En alguna ocasión Carlos Díaz-Alejandro, estudioso de las economías latinoamericanas, usó el adjetivo “mediocre” para referirse al desempeño económico de Colombia. No lo hizo con la pretensión de referirse a nuestro país en términos peyorativos. Su propósito era señalar el rezago del crecimiento económico colombiano -y de las transformaciones relacionadas con este- en el contexto de los países más grandes de la región.
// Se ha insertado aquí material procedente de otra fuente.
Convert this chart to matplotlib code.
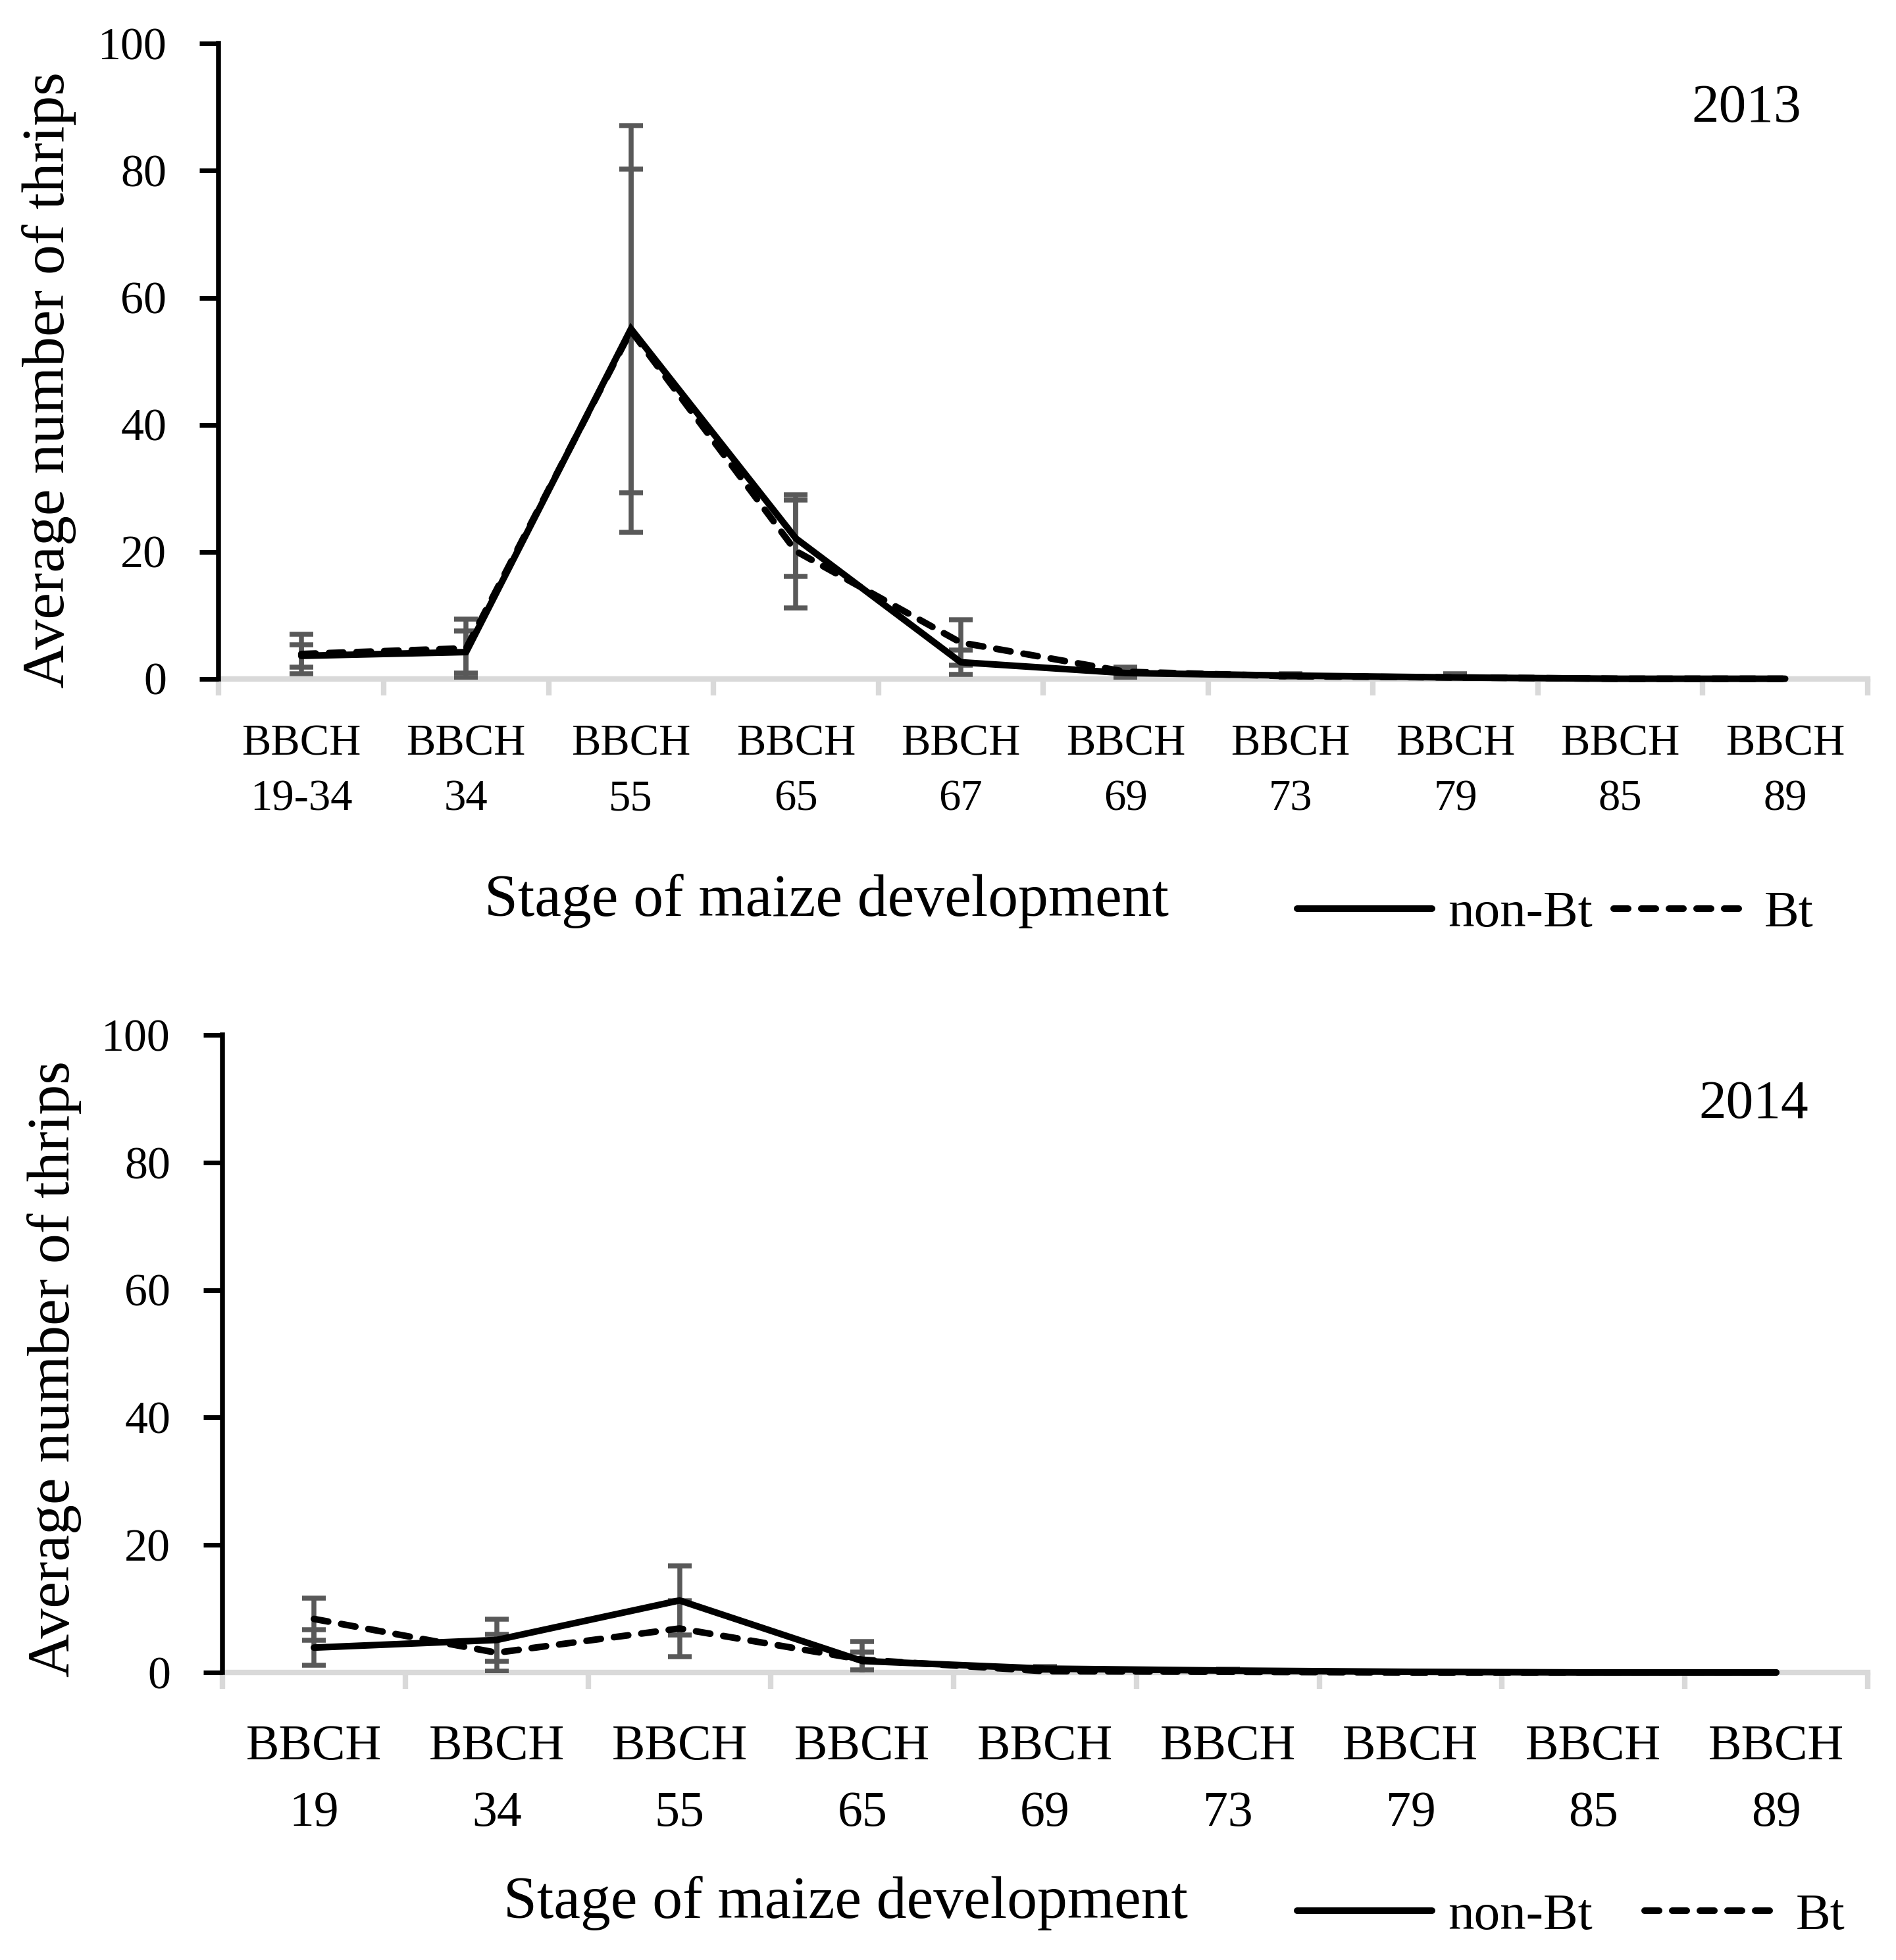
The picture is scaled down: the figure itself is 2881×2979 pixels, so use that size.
import numpy as np
import matplotlib.pyplot as plt
from matplotlib.lines import Line2D

plt.rcParams["font.family"] = ["Liberation Serif", "DejaVu Serif"]

stages_2013 = ["19-34", "34", "55", "65", "67", "69", "73", "79", "85", "89"]
nonbt_2013 = [3.6, 4.2, 55.1, 22.1, 2.6, 0.9, 0.5, 0.2, 0.0, 0.0]
nonbt_err_2013 = [1.8, 3.3, 32.0, 6.0, 1.9, 0.9, 0.3, 0.6, 0.0, 0.0]
bt_2013 = [3.9, 4.8, 54.8, 20.1, 5.7, 1.1, 0.4, 0.2, 0.0, 0.0]
bt_err_2013 = [3.1, 4.6, 25.5, 8.9, 3.6, 0.6, 0.2, 0.3, 0.0, 0.0]

stages_2014 = ["19", "34", "55", "65", "69", "73", "79", "85", "89"]
nonbt_2014 = [3.9, 5.1, 11.3, 1.8, 0.6, 0.3, 0.1, 0.0, 0.0]
nonbt_err_2014 = [2.8, 3.3, 5.4, 1.4, 0.3, 0.2, 0.0, 0.0, 0.0]
bt_2014 = [8.4, 3.1, 6.9, 2.0, 0.2, 0.1, 0.0, 0.0, 0.0]
bt_err_2014 = [3.3, 2.9, 4.4, 2.9, 0.6, 0.2, 0.0, 0.0, 0.0]

ERR_COLOR = "#595959"
AXIS_GRAY = "#d9d9d9"
DASH = (0, (2.2, 2.0))


def draw_panel(ax, stages, nonbt, nonbt_err, bt, bt_err, xtick_size, label_pad, spacing):
    x = np.arange(len(stages))
    for vals, errs in [(nonbt, nonbt_err), (bt, bt_err)]:
        vals = np.array(vals)
        errs = np.array(errs)
        m = errs > 0
        ax.errorbar(x[m], vals[m], yerr=errs[m], fmt="none", ecolor=ERR_COLOR,
                    elinewidth=1.8, capsize=4.4, capthick=1.8, zorder=2)
    ax.plot(x, nonbt, color="black", lw=2.4, solid_capstyle="round",
            solid_joinstyle="miter", zorder=4, clip_on=False)
    ax.plot(x, bt, color="black", lw=2.4, linestyle=DASH, dash_capstyle="round",
            zorder=4, clip_on=False)

    ax.set_xlim(-0.5, len(stages) - 0.5)
    ax.set_ylim(0, 100)
    ax.set_yticks(np.arange(0, 101, 20))
    ax.tick_params(axis="y", labelsize=16.8, length=7, width=1.7, color="black", pad=12)

    ax.set_xticks(np.arange(len(stages) + 1) - 0.5)
    ax.set_xticklabels([])
    ax.set_xticks(x, minor=True)
    ax.set_xticklabels(["BBCH\n" + s for s in stages], minor=True, linespacing=spacing)
    ax.tick_params(axis="x", which="major", length=6, width=2.0, color=AXIS_GRAY)
    ax.tick_params(axis="x", which="minor", length=0, labelsize=xtick_size, pad=label_pad)

    for s in ["top", "right"]:
        ax.spines[s].set_visible(False)
    ax.spines["left"].set_linewidth(1.8)
    ax.spines["bottom"].set_color(AXIS_GRAY)
    ax.spines["bottom"].set_linewidth(2.0)
    ax.spines["bottom"].set_zorder(1)


fig = plt.figure(figsize=(2881 / 300, 2979 / 300), dpi=300)
ax1 = fig.add_axes([0.1154, 0.6537, 0.985 - 0.1154, 0.9777 - 0.6537])
ax2 = fig.add_axes([0.1174, 0.1467, 0.985 - 0.1174, 0.4719 - 0.1467])

draw_panel(ax1, stages_2013, nonbt_2013, nonbt_err_2013, bt_2013, bt_err_2013,
           16.0, 16.5, 1.5)
draw_panel(ax2, stages_2014, nonbt_2014, nonbt_err_2014, bt_2014, bt_err_2014,
           18.2, 19, 1.6)

fig.text(0.921, 0.9445, "2013", fontsize=20, ha="center", va="center")
fig.text(0.925, 0.4362, "2014", fontsize=20, ha="center", va="center")

fig.text(0.026, 0.806, "Average number of thrips", fontsize=22, rotation=90,
         ha="center", va="center")
fig.text(0.0285, 0.3017, "Average number of thrips", fontsize=22, rotation=90,
         ha="center", va="center")

fig.text(0.436, 0.5326, "Stage of maize development", fontsize=22, ha="center",
         va="baseline")
fig.text(0.446, 0.0215, "Stage of maize development", fontsize=22, ha="center",
         va="baseline")

handles = [Line2D([], [], color="black", lw=2.4, solid_capstyle="round"),
           Line2D([], [], color="black", lw=2.4, linestyle=DASH, dash_capstyle="round")]
labels = ["non-Bt", "Bt"]
fig.legend(handles, labels, loc="center left", bbox_to_anchor=(0.684, 0.5337),
           ncol=2, frameon=False, fontsize=19, handlelength=2.6, handletextpad=0.3,
           columnspacing=0.4, borderpad=0, borderaxespad=0)
fig.legend(handles, labels, loc="center left", bbox_to_anchor=(0.684, 0.0222),
           ncol=2, frameon=False, fontsize=19, handlelength=2.6, handletextpad=0.3,
           columnspacing=1.0, borderpad=0, borderaxespad=0)

fig.savefig("out.png", dpi=300)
Las siete economías de mayor tamaño en América Latina son: Brasil, México, Argentina, Colombia, Venezuela, Chile y Perú, en ese orden. En 1973, el ingreso por habitante de Colombia era el más bajo de ese grupo. Hoy solo supera a Perú (que de todos modos está ocho puestos por encima de Colombia en el índice de desarrollo humano). En el caso de Venezuela, la última cifra registrada por el Banco Mundial corresponde a 2013. Los colombianos nos jactamos de la estabilidad de nuestra economía y de la prudente gestión de nuestra tecnocracia. Hay razones para hacerlo: aparte de la crisis de fines de los noventa, no hemos experimentado episodios dramáticos de hiperinflación o desastres como el “tequilazo” mexicano de 1995, el “corralito” argentino de 2002 o la actual carestía venezolana.
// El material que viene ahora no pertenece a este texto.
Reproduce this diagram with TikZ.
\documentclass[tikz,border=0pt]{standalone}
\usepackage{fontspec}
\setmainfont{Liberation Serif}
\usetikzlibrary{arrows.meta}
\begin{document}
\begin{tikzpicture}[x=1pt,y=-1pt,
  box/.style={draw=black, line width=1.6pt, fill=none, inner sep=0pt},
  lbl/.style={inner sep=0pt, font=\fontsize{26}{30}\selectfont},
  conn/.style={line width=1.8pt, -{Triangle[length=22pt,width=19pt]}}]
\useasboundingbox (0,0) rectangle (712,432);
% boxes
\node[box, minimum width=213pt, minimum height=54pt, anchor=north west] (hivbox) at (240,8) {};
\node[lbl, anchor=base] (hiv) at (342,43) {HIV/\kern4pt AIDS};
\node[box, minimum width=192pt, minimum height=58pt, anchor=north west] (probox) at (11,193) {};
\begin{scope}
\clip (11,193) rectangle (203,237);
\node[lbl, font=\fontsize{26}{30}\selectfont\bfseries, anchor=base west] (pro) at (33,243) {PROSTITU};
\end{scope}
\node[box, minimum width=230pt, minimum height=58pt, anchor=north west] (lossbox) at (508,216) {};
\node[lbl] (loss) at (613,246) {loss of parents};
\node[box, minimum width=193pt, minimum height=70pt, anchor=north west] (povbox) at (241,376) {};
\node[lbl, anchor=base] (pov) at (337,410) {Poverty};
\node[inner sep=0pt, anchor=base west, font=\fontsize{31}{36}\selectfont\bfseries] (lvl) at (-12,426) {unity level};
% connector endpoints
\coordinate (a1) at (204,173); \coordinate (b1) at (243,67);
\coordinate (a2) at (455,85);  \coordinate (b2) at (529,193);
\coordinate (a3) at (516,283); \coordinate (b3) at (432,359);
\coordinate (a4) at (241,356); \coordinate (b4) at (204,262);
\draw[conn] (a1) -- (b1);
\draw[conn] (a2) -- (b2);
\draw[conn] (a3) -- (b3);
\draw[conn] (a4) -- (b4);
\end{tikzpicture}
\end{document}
No obstante, haciendo a un lado el caso venezolano (especial no solo por su riqueza petrolera sino porque actualmente sus cifras oficiales parecen poco confiables), al contrastar la economía colombiana con las otras economías grandes de la región, su capacidad productiva y distributiva aparece tan deficiente como décadas atrás. Cualquiera que consulte los indicadores de desarrollo del Banco Mundial en internet, podrá apreciar que Colombia no sale bien librada si comparamos sus cifras de desempleo, vulnerabilidad del empleo y desigualdad, con las de los otros países mencionados y con los promedios generales de América Latina.
Es realmente mediocre una economía que a pesar de la fuerte y sostenida devaluación de su moneda desde 2015, mantiene un elevado déficit en su balanza comercial de bienes (en el segundo trimestre de este año, fue de casi dos mil millones de dólares). Es también mediocre una economía que, por carecer de políticas de desarrollo productivo orientadas a la generación de una oferta exportable de alto valor agregado, queda sometida a los vaivenes en las variaciones de los precios de los bienes básicos en los mercados internacionales. Echarle toda la culpa de la difícil situación económica del país a la caída de los precios del petróleo, es equiparable a la actitud del timonel que abandona su puesto y luego, con las manos en los bolsillos, maldice su suerte y culpa al bloque de hielo por el inminente hundimiento de su nave. La endeblez de nuestro aparato productivo no se debe a un revés de la fortuna.
La mediocridad de nuestra economía es consecuencia de la debilidad del Estado para suministrar bienes públicos y promover -en coordinación con el sector privado- la innovación en sentido amplio: nuevos productos, nuevos servicios, nuevas variedades del mismo producto, nuevos procesos productivos y nuevas estrategias de comercialización. José Antonio Ocampo, actual codirector del Banco de la República, retomó datos de sus colegas Mario Cimoli y Gabriel Porcile para mostrar que, entre 1996 y 2007, el número de patentes acumuladas en Colombia por cada millón de habitantes fue 0,2 mientras que en América Latina fue 0,5 y en las economías maduras (Francia, Italia, Estados Unidos, Japón y Suecia) llegó a 132,6. Adicionalmente, la inversión en actividades de investigación y desarrollo (I+D) representó en Colombia, en el mismo período, 0,18% del PIB mientras que en América Latina la cifra fue 0,40% y en las economías maduras: 2,43%. Lo peor, es que el modelo de financiación de la investigación con base en regalías fracasó y el presupuesto para 2018 destinado a ciencia tecnología e innovación se redujo 41%.
Con este panorama de mediocridad no es de extrañar que el ministro de Hacienda, en lugar de sonrojarse, declare complacido -ante los pronósticos más o menos sombríos sobre el crecimiento de la economía colombiana en 2017- que vamos a crecer al dos por ciento. En términos de crecimiento por habitante este será prácticamente nulo. Presentar fracasos como si fueran logros y dar malas noticias con entusiasmo, no es muestra de optimismo sino de mediocridad.